• Tommy Centola

Enjoying different Creole jambalayas

In my very first column, I introduced you to jambalaya. In my opinion, it is the easiest New Orleans dish to cook. Since you can add any kind of protein to a jambalaya, the variations are endless.

While there are many variations of jambalaya, there are two backs types, Creole and Cajun. The main difference between the two is the use of tomatoes. A Creole jambalaya contains tomatoes or a tomato product while a Cajun jambalaya does not. Today, I am featuring two Creole jambalaya recipes, Chicken Jambalaya and Crawfish and Tasso Jambalaya. If you are not a fan of tomatoes, you can always leave them out of your recipe.

Here is a unique twist on jambalaya. Rarely will you find whole pieces of chicken. This is a play on a chicken and rice casserole but cooked on the stove top. This dish gives you all the flavors of jambalaya with the added flavor the cooking chicken on the bone.

Chicken Jambalaya

1 Hen, about 5 pounds, cut into serving pieces

Creole Seasoning to taste

1/2 cup Vegetable Oil

3 cups Onions, chopped

1/2 cup canned Tomatoes, chopped, with juice

1 cup Celery, chopped

2 quarts Chicken Stock plus additional if needed

1/4 teaspoon Thyme

2 Bay Leaves

2 teaspoons Hot Sauce

3 cup long-grained Rice

2 tablespoons fresh Parsley, chopped

2 tablespoons Green onions, chopped, green parts only

Season hen with Creole seasoning. Heat oil in a large heavy pot over medium-high heat. Cook chicken pieces, in batches, until browned evenly. Transfer to a plate. Add onions to the pot and cook, stirring, until soft, about 3 minutes. Add tomatoes, celery, chicken, stock, thyme, bay leaves and additional Creole seasoning, if desired. Bring to a boil, then reduce heat to medium-low and simmer until chicken is tender, about 1 hour. Add extra stock during the cooking to keep liquid at the same level. Add rice, cover and cook on low heat until tender, about 30 to 40 minutes. Remove from heat and add parsley and green onions.

Seafood is not a protein that I usually use in jambalaya. Once after a crawfish boil, I wanted to use the crawfish but not with pasta. I thought why not jambalaya. This recipe is close to my original attempt, with just a few minor tweaks. I hope you enjoy it.

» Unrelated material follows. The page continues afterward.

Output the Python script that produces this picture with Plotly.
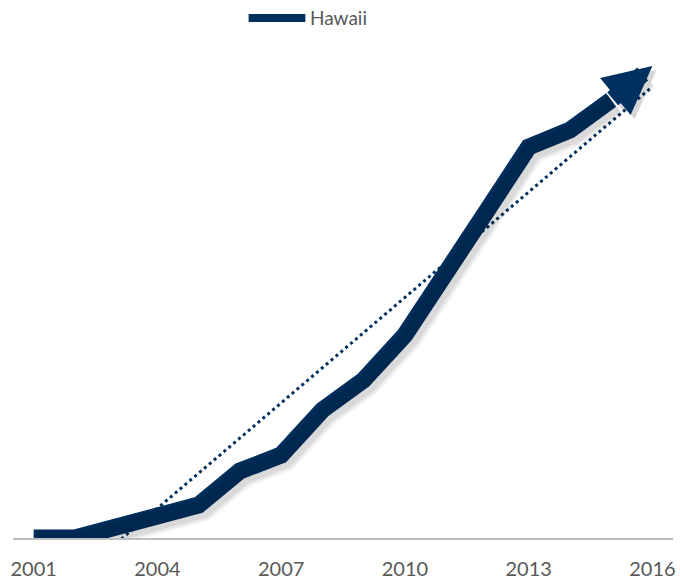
import numpy as np
import plotly.graph_objects as go

# ---- data ----
years = list(range(2001, 2017))
values = [0, 0, 11, 22, 33, 67, 83, 128, 158, 203, 263, 328, 391, 408, 438, 472]
tick_years = [2001, 2004, 2007, 2010, 2013, 2016]
series_name = "Hawaii"

NAVY = "#00305e"
GRAY_TXT = "#595959"

# linear trend line derived from the data
slope, intercept = np.polyfit(years, values, 1)
trend = [slope * y + intercept for y in years]

fig = go.Figure()

# soft drop shadow (same data drawn on slightly offset overlay axes)
for w, a in [(26, 0.045), (22, 0.05), (18, 0.06)]:
    fig.add_trace(go.Scatter(x=years[:-1], y=values[:-1], mode="lines",
                             line=dict(color=f"rgba(0,0,0,{a})", width=w),
                             xaxis="x2", yaxis="y2", hoverinfo="skip",
                             showlegend=False))
    fig.add_annotation(x=years[-1], y=values[-1], ax=years[-2], ay=values[-2],
                       xref="x2", yref="y2", axref="x2", ayref="y2",
                       text="", showarrow=True, arrowhead=2,
                       arrowwidth=w, arrowsize=9.6 / w,
                       arrowcolor=f"rgba(0,0,0,{a})", standoff=0)

# dotted trend line
fig.add_trace(go.Scatter(x=years, y=trend, mode="lines",
                         line=dict(color=NAVY, width=3, dash="3px,3.4px"),
                         showlegend=False, hoverinfo="skip"))

# main series
fig.add_trace(go.Scatter(x=years[:-1], y=values[:-1], mode="lines",
                         name=series_name,
                         line=dict(color=NAVY, width=17),
                         showlegend=False))

# arrow for the last segment
fig.add_annotation(x=years[-1], y=values[-1], ax=years[-2], ay=values[-2],
                   xref="x", yref="y", axref="x", ayref="y",
                   text="", showarrow=True, arrowhead=2,
                   arrowwidth=17, arrowsize=9.6 / 17,
                   arrowcolor=NAVY, standoff=0)

# legend (drawn manually)
fig.add_shape(type="line", xref="paper", yref="paper",
              x0=0.357, x1=0.443, y0=1.04, y1=1.04,
              line=dict(color=NAVY, width=8))
fig.add_annotation(xref="paper", yref="paper", x=0.447, y=1.04,
                   text=series_name, showarrow=False, xanchor="left",
                   yanchor="middle",
                   font=dict(family="Lato, Open Sans, sans-serif", size=19,
                             color=GRAY_TXT))

px_per_year = 660 / 16
dx = 4 / px_per_year
fig.update_layout(
    width=680, height=580,
    margin=dict(l=13, r=7, t=38, b=42, autoexpand=False),
    paper_bgcolor="white", plot_bgcolor="white",
    showlegend=False,
    xaxis=dict(range=[2000.5, 2016.5], tickvals=tick_years,
               ticktext=[str(t) for t in tick_years],
               showgrid=False, zeroline=False, automargin=False,
               showline=True, linecolor="#bfbfbf", linewidth=1.5,
               ticks="outside", ticklen=12, tickcolor="rgba(0,0,0,0)",
               tickfont=dict(family="Lato, Open Sans, sans-serif", size=20,
                             color=GRAY_TXT)),
    yaxis=dict(range=[0, 500], visible=False, showgrid=False),
    xaxis2=dict(range=[2000.5 - dx, 2016.5 - dx], overlaying="x",
                visible=False, showgrid=False),
    yaxis2=dict(range=[4, 504], overlaying="y", visible=False,
                showgrid=False),
)

fig.write_html("out.html")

Crawfish and Tasso Jambalaya

3 tablespoons Vegetable Oil

1 pound Tasso, diced

2 cups Onions, chopped

1/2 cup Celery, chopped

1 cup Red Bell Pepper, chopped

11/2 tablespoons Garlic, minced

1 (15 oz) can Diced Tomatoes

2 cups White Rice

6 cups Chicken or Seafood Stock

4 Bay Leaves

1 tablespoon Worcestershire Sauce

2 teaspoons Creole Seasoning Blend

2 pounds Louisiana Crawfish Tails

1 cup Green Onions, sliced

Salt, Black Pepper and Hot Sauce to taste

Heat a heavy 6 to 8 quart stock pot or cast iron Dutch oven over medium heat. Add oil and sauté tasso until browned on all sides. If the residue at the bottom of the pan is getting heavy or sticking, add 2 tbsp water and scrape until it is clean again. Add onions and sauté until brown and caramelized, 10 minutes. Add celery, bell peppers, and garlic. Sauté these vegetables until soft and translucent, 5-7 minutes. Stir in the tomatoes, rice and sauté for 2 minutes. Add the stock, bay leaves, Worcestershire, and Creole seasoning Blend. Bring the liquid up to a boil, then cover, reduce heat, and simmer without stirring for 25 to 30 minutes. When the rice is tender or all of the liquid has been absorbed, turn heat off. Adjust salt, black pepper and hot sauce to taste. Stir in the crawfish tails and green onions and cover. Let the jambalaya rest for 10 minutes to allow the rice to fluff. Serve while hot.

Since Arkansas is the leading producer of rice in the United States, jambalaya is a wonderful way to use this popular grain. Experiment with your jambalaya by using these recipes as guidelines. Jambalaya is a great dish to add your own little twist to.